Assuming Credit Reports are Correct: Credit bureaus are mistake-prone. Depending on which piece of research you listen to, anywhere from 5% to 90% of credit reports contain errors. According to the Federal Trade Commission, 1 in 5 people have a mistake on at least one of their three major credit reports. That means you need to take advantage of your right to free annual credit reports and parse your files for errors. You might find a mistake or a fraudulent account that is unfairly costing you money.
Sending Credit Card Info Via Email: You never want to transmit sensitive financial information over unsecured online channels. This includes entering payment information into non-https websites and relaying account details via email or text message.
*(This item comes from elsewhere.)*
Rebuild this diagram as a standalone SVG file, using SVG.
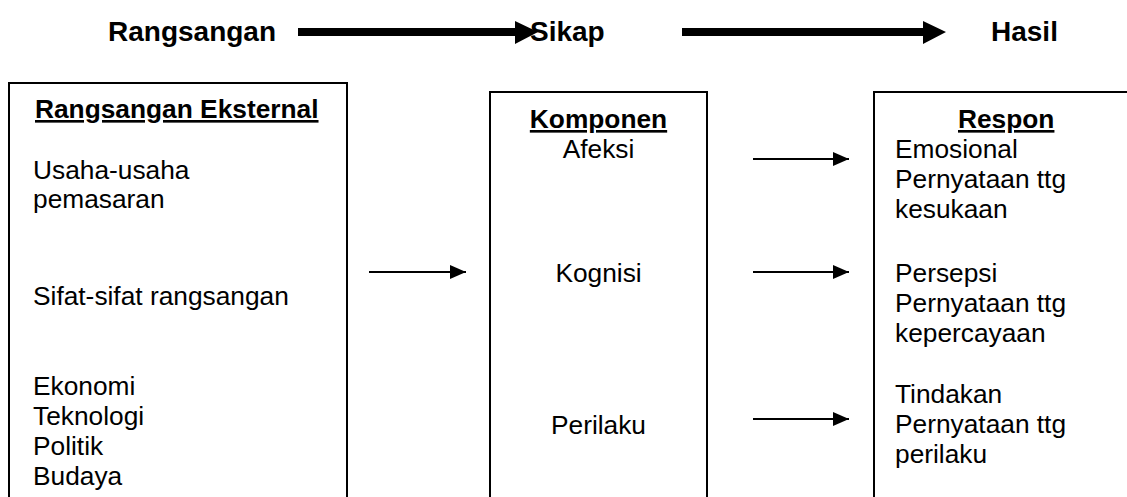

Such practices leave you susceptible to the information being stolen and the resulting inconvenience.
Not Taking Other Commonsense Steps to Safeguard Your Finances: Shredding financial documents, regularly reviewing account statements, locking your mailbox when on vacation, and changing your account passwords are all examples of easy steps that you can take to better protect your financial life.
Assuming Business Isn’t Personal: Many small business owners assume that business-branded credit cards protect them from personal liability for unpaid debts. That is not the case, however, as all of the major card issuers hold small business owners personally liable. That’s why they ask for your Social Security Number when you apply.
Overestimating the Importance of Your Company’s Credit Standing: Since you’re held personally liable for a business credit card, the particular card you qualify for depends more on your personal credit standing than that of your business.
Carrying Debt on a Business Credit Card: Business credit cards are not covered by the CARD Act provision that makes it illegal for credit card companies to apply increased interest rates to existing balances. Therefore holding debt on a business credit card is risky and can result in suddenly increased costs as a result of a credit card company raising its interest rates in order to quickly increase profits.
Not Using a Business Rewards Card: As ill-suited to funding as business credit cards are, they are just as useful for everyday spending. Not only do they provide lucrative rewards in business-specific expense categories, such as office supplies and telecommunications services, but they also offer extremely helpful expense tracking features as well as the ability to set custom spending limits for employees and then earn rewards on their transactions. Using a business rewards credit card is therefore a must for transactions that small business owners can pay for in full within the month.
Failing to Reimburse Your Business for Personal Spending: If you ever use one of your business credit cards for personal reasons, make sure to repay the company for your spending. Otherwise, you’re playing with ethical fire and creating some potential tax problems, since a company bank account is likely paying the bill.
Converting Hard Currency: Converting hard currency at a local bank or an airport Trevelex location is a bad deal. Visa and MasterCard actually offer the best exchange rates, and you can save more than 10% by just buying things with a no foreign transaction fee credit card while abroad. Also taking a debit card that charges low international ATM withdrawal fees will also enable you to access local cash as needed while still saving on currency conversion.
Falling for Merchant Tricks: Foreign merchants often offer to covert purchase totals into U.S. dollars, ostensibly for convenience sake. However, they typically charge inflated conversion rates for the service, so make sure to only sign checks and receipts denominated in the local currency.